### Objective
Pictures excluded, return the lines below from the first through the line holding "0.01, 0.028, 0.005];".

### Material provided
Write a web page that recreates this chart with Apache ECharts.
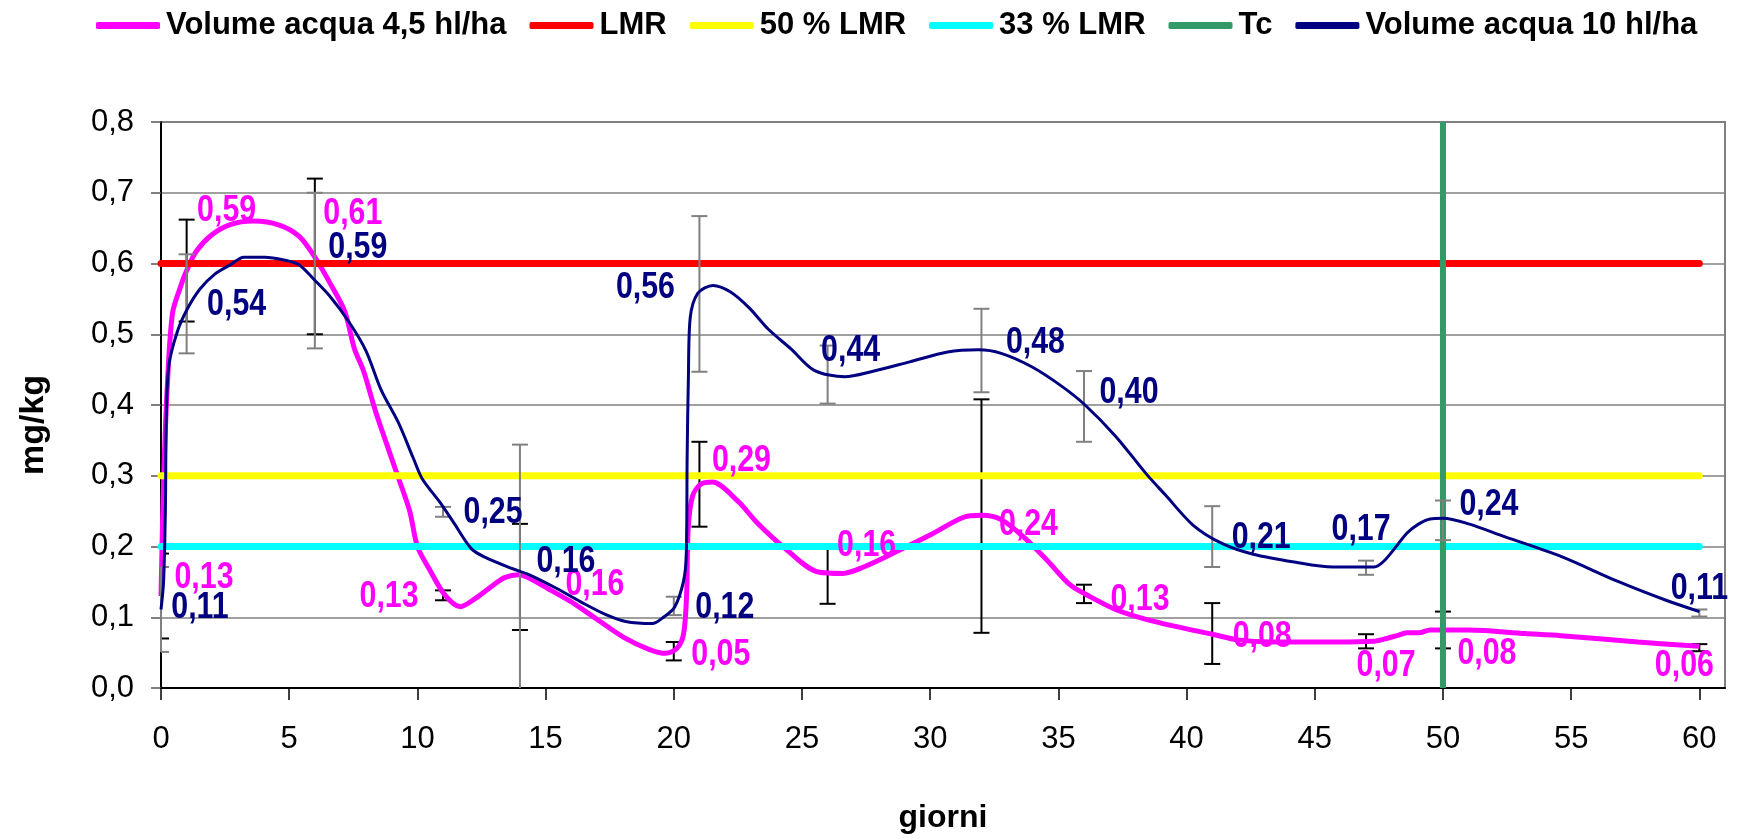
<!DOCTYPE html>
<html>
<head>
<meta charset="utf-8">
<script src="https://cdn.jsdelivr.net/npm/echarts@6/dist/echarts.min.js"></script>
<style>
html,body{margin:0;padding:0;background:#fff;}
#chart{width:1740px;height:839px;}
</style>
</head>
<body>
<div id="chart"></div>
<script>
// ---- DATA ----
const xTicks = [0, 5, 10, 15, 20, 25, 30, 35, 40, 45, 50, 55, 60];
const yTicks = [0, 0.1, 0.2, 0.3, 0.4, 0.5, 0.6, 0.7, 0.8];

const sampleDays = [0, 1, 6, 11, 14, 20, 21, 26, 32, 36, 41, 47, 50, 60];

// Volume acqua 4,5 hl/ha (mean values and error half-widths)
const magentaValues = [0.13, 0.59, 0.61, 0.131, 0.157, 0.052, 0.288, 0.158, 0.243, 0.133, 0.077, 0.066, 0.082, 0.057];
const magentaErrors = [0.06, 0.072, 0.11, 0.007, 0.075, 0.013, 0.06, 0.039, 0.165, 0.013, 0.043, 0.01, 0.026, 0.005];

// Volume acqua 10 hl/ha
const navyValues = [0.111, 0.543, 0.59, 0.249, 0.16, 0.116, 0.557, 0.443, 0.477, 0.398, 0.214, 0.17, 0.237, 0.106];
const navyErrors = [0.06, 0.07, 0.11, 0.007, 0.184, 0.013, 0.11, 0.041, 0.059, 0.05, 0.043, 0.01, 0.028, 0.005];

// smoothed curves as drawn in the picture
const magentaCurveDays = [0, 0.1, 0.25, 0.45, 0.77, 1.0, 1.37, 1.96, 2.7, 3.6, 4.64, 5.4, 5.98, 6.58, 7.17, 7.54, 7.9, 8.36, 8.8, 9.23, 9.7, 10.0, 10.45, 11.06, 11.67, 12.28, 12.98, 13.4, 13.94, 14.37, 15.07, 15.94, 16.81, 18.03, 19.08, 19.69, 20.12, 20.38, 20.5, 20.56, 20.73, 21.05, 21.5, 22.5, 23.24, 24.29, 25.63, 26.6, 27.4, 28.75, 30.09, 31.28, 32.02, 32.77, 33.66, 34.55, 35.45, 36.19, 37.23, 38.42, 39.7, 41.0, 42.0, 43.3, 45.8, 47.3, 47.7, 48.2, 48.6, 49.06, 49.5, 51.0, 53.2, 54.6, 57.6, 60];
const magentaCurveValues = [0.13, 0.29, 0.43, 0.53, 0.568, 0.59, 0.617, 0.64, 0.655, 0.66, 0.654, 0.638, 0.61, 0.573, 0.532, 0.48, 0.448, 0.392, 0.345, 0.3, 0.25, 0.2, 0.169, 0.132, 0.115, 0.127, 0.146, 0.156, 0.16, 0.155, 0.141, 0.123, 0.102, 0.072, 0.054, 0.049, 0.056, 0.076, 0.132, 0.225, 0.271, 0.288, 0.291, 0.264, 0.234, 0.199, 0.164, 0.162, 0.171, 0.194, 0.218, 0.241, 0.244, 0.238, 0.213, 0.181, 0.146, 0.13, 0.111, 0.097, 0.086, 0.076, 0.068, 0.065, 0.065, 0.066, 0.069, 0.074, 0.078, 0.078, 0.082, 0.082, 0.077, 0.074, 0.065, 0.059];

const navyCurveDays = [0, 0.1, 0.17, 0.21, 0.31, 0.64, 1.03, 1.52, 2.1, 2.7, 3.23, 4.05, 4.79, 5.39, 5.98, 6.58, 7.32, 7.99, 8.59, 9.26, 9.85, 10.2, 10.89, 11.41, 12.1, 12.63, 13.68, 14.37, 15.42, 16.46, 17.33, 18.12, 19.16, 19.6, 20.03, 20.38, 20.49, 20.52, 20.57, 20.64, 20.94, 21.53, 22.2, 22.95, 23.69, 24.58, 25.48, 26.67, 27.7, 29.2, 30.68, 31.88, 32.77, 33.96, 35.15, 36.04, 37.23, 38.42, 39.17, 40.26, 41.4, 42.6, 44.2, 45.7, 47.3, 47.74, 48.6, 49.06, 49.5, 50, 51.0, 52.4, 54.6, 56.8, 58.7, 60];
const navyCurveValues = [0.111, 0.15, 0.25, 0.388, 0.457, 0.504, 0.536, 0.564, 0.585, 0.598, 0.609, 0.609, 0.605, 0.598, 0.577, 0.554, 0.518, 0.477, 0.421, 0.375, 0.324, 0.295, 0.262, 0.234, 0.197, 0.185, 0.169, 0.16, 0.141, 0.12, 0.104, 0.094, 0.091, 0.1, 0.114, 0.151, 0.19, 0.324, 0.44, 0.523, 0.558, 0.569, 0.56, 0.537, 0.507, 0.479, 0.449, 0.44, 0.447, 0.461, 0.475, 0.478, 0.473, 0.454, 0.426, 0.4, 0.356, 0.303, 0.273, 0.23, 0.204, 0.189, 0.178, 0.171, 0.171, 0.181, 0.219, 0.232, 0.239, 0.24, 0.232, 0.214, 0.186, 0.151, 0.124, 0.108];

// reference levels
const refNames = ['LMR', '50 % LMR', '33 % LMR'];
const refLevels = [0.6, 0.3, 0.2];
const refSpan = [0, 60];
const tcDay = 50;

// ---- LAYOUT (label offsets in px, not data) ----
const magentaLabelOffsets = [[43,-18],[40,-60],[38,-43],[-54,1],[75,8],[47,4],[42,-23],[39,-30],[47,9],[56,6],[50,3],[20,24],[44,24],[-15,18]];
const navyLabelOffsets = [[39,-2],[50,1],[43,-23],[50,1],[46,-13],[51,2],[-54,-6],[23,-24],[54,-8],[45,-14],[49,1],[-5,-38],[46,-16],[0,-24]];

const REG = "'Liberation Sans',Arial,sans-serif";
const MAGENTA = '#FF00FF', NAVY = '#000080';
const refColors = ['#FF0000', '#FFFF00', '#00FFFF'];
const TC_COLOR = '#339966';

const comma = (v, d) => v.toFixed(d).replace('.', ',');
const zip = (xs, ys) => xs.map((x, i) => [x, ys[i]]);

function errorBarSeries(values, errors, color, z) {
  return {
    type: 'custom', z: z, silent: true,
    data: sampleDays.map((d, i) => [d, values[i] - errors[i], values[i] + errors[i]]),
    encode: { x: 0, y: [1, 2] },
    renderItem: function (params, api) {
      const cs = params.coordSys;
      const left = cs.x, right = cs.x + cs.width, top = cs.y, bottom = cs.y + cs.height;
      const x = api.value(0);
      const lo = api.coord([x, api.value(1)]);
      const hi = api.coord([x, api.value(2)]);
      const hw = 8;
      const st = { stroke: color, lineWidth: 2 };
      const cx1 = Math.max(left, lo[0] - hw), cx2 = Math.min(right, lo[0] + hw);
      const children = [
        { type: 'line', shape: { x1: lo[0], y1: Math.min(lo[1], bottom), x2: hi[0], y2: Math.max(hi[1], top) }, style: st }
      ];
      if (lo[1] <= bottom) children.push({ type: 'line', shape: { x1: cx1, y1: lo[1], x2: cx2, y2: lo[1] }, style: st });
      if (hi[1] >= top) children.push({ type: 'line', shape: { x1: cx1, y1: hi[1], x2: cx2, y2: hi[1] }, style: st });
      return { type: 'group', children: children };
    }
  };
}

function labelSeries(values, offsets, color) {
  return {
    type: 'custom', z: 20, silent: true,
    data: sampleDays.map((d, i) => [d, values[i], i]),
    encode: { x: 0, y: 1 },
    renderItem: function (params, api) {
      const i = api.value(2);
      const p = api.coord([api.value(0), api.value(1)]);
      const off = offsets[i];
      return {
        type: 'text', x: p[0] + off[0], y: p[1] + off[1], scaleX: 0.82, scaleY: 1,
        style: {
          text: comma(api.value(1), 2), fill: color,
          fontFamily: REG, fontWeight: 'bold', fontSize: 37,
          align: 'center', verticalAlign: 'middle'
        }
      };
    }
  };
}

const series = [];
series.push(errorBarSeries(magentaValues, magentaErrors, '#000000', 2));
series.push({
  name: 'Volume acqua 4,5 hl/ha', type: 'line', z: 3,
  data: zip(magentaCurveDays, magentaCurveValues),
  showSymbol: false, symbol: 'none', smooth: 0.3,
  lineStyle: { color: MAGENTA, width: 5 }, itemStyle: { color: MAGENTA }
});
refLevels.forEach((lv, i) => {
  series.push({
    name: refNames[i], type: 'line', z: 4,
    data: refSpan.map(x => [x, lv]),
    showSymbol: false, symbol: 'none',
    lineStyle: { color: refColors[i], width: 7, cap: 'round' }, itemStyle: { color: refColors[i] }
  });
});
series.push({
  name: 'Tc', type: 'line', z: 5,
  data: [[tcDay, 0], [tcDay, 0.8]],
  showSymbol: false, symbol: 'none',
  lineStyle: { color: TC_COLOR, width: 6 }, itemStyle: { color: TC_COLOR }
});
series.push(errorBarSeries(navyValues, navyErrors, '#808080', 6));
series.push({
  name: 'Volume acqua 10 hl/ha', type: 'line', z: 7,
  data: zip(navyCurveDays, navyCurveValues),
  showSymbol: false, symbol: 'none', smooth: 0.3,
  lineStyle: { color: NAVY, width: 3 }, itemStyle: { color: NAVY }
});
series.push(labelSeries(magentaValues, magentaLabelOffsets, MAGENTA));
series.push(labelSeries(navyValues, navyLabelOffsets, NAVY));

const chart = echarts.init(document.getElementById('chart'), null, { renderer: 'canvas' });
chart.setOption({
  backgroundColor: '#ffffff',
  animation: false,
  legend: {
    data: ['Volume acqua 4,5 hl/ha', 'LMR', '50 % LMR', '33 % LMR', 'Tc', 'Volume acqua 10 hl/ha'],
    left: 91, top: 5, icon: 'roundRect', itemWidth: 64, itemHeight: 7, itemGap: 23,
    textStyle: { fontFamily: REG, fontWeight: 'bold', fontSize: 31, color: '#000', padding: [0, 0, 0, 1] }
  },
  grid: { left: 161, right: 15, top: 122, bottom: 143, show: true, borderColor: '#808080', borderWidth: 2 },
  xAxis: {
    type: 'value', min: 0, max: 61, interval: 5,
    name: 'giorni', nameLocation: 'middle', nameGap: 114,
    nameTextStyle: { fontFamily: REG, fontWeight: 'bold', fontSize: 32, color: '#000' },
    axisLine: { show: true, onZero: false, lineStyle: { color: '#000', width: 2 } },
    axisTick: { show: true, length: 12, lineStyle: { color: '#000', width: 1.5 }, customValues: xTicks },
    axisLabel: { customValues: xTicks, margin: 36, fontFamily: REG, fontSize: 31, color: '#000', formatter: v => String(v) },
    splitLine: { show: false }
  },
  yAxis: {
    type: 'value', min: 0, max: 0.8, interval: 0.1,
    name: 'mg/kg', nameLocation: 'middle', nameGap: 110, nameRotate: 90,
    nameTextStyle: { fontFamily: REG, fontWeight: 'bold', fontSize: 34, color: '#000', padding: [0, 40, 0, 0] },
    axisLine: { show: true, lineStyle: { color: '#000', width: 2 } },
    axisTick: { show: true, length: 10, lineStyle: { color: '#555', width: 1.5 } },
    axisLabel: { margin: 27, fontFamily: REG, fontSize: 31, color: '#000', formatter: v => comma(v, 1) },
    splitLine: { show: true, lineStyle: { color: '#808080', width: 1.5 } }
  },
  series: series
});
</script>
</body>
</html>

### Solved problem
Write a web page that recreates this chart with Apache ECharts.
<!DOCTYPE html>
<html>
<head>
<meta charset="utf-8">
<script src="https://cdn.jsdelivr.net/npm/echarts@6/dist/echarts.min.js"></script>
<style>
html,body{margin:0;padding:0;background:#fff;}
#chart{width:1740px;height:839px;}
</style>
</head>
<body>
<div id="chart"></div>
<script>
// ---- DATA ----
const xTicks = [0, 5, 10, 15, 20, 25, 30, 35, 40, 45, 50, 55, 60];
const yTicks = [0, 0.1, 0.2, 0.3, 0.4, 0.5, 0.6, 0.7, 0.8];

const sampleDays = [0, 1, 6, 11, 14, 20, 21, 26, 32, 36, 41, 47, 50, 60];

// Volume acqua 4,5 hl/ha (mean values and error half-widths)
const magentaValues = [0.13, 0.59, 0.61, 0.131, 0.157, 0.052, 0.288, 0.158, 0.243, 0.133, 0.077, 0.066, 0.082, 0.057];
const magentaErrors = [0.06, 0.072, 0.11, 0.007, 0.075, 0.013, 0.06, 0.039, 0.165, 0.013, 0.043, 0.01, 0.026, 0.005];

// Volume acqua 10 hl/ha
const navyValues = [0.111, 0.543, 0.59, 0.249, 0.16, 0.116, 0.557, 0.443, 0.477, 0.398, 0.214, 0.17, 0.237, 0.106];
const navyErrors = [0.06, 0.07, 0.11, 0.007, 0.184, 0.013, 0.11, 0.041, 0.059, 0.05, 0.043, 0.01, 0.028, 0.005];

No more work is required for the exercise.